• **Objective**: Drop every picture. Then return, exactly, the lines from the beginning of the listing below through the one containing "import plotly.graph_objects as go".

• **Supplied information**:
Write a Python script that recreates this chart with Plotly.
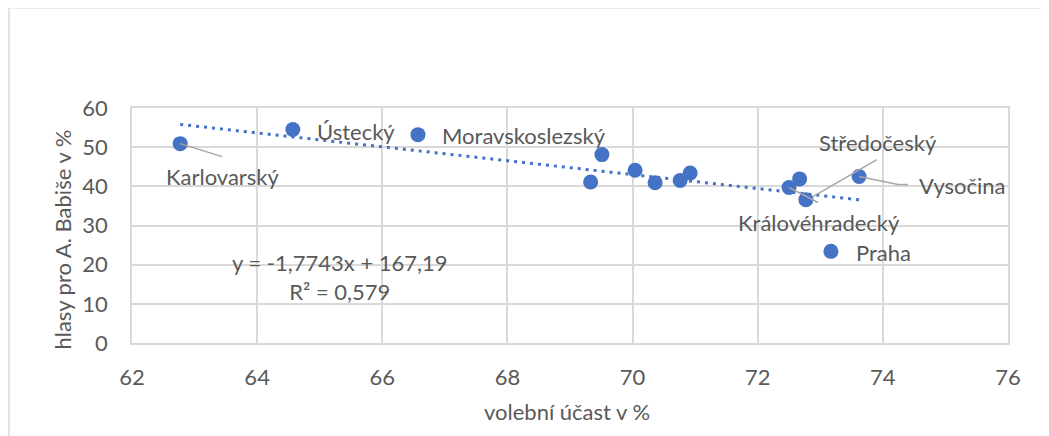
import plotly.graph_objects as go

# --- data ---
regions = ["Karlovarský", "Ústecký", "Moravskoslezský", "", "", "", "", "", "",
           "Královéhradecký", "", "Středočeský", "Vysočina", "Praha"]
turnout = [62.77, 64.57, 66.57, 69.51, 69.33, 70.04, 70.36, 70.76, 70.92,
           72.50, 72.67, 72.77, 73.62, 73.17]
babis = [50.9, 54.5, 53.2, 48.1, 41.1, 44.1, 40.9, 41.5, 43.4,
         39.7, 41.9, 36.6, 42.5, 23.4]
slope = -1.7743
intercept = 167.19
r2 = 0.579
x_ticks = [62, 64, 66, 68, 70, 72, 74, 76]
y_ticks = [0, 10, 20, 30, 40, 50, 60]

FONT = "Lato"
TXT = "#595959"
BLUE = "#4472C4"
GRID = "#d9d9d9"
FS = 22

fig = go.Figure()

# trendline
xmin, xmax = min(turnout), max(turnout)
fig.add_trace(go.Scatter(
    x=[xmin, xmax], y=[slope * xmin + intercept, slope * xmax + intercept],
    mode="lines", line=dict(color=BLUE, width=3, dash="3px,5px"),
    hoverinfo="skip", showlegend=False))

fig.add_trace(go.Scatter(
    x=turnout, y=babis, mode="markers",
    marker=dict(color=BLUE, size=15),
    text=regions, showlegend=False))

# label styling (pixel offsets): name -> (xshift, yshift, xanchor, leader polyline in px, screen-down positive)
label_style = {
    "Karlovarský": (42, -33, "center", [(0, 0), (42, 13)]),
    "Ústecký": (22, -2, "left", None),
    "Moravskoslezský": (22, -1, "left", None),
    "Královéhradecký": (30, -35, "center", [(0, 0), (29, 15)]),
    "Středočeský": (72, 57, "center", [(7, -3), (71, -40)]),
    "Vysočina": (58, -9, "left", [(0, 0), (39, 8), (49, 8)]),
    "Praha": (23, -1, "left", None),
}

annotations = []
shapes = []
for name, xv, yv in zip(regions, turnout, babis):
    if not name:
        continue
    xs, ys, xa, leader = label_style[name]
    annotations.append(dict(
        x=xv, y=yv, xref="x", yref="y", text=name, showarrow=False,
        xshift=xs, yshift=ys, xanchor=xa, yanchor="middle",
        font=dict(family=FONT, size=FS, color=TXT)))
    if leader:
        for (ax0, ay0), (ax1, ay1) in zip(leader[:-1], leader[1:]):
            shapes.append(dict(
                type="line", xref="x", yref="y",
                xsizemode="pixel", ysizemode="pixel",
                xanchor=xv, yanchor=yv,
                x0=ax0, x1=ax1, y0=-ay0, y1=-ay1,
                line=dict(color="#a6a6a6", width=1.5)))

def fmt(v, nd):
    return f"{v:.{nd}f}".replace(".", ",")

annotations.append(dict(
    xref="paper", yref="paper", x=0.237, y=0.28, showarrow=False,
    xanchor="center", yanchor="middle",
    text=f"y = {fmt(slope, 4)}x + {fmt(intercept, 2)}<br>R² = {fmt(r2, 3)}",
    align="center", font=dict(family=FONT, size=FS, color=TXT)))

annotations.append(dict(
    xref="paper", yref="paper", x=-0.0788, y=0.44, showarrow=False,
    xanchor="center", yanchor="middle",
    text="hlasy pro A. Babiše v %", textangle=-90,
    font=dict(family=FONT, size=FS, color=TXT)))
annotations.append(dict(
    xref="paper", yref="paper", x=0.4966, y=-0.292, showarrow=False,
    xanchor="center", yanchor="middle",
    text="volební účast v %",
    font=dict(family=FONT, size=FS, color=TXT)))

# outer chart border (top and left)
shapes.append(dict(type="line", xref="paper", yref="paper",
                   x0=-0.1404, x1=1.2, y0=1.427, y1=1.427,
                   line=dict(color=GRID, width=1.5)))
shapes.append(dict(type="line", xref="paper", yref="paper",
                   x0=-0.1404, x1=-0.1404, y0=1.427, y1=-0.5,
                   line=dict(color=GRID, width=1.5)))

fig.update_layout(
    width=1041, height=428,
    margin=dict(l=124, r=41, t=100, b=93),
    paper_bgcolor="white", plot_bgcolor="white",
    xaxis=dict(range=[62, 76], tickvals=x_ticks, showgrid=True, gridcolor=GRID,
               gridwidth=1.5, zeroline=False, showline=True, linecolor=GRID,
               linewidth=1.5, mirror=True, ticks="", ticklabelstandoff=14,
               tickfont=dict(family=FONT, size=FS, color=TXT)),
    yaxis=dict(range=[0, 60], tickvals=y_ticks, showgrid=True, gridcolor=GRID,
               gridwidth=1.5, zeroline=False, showline=True, linecolor=GRID,
               linewidth=1.5, mirror=True, ticks="", ticklabelstandoff=18,
               tickfont=dict(family=FONT, size=FS, color=TXT)),
    annotations=annotations, shapes=shapes,
)

fig.write_html("out.html")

• **Response**:
Write a Python script that recreates this chart with Plotly.
import plotly.graph_objects as go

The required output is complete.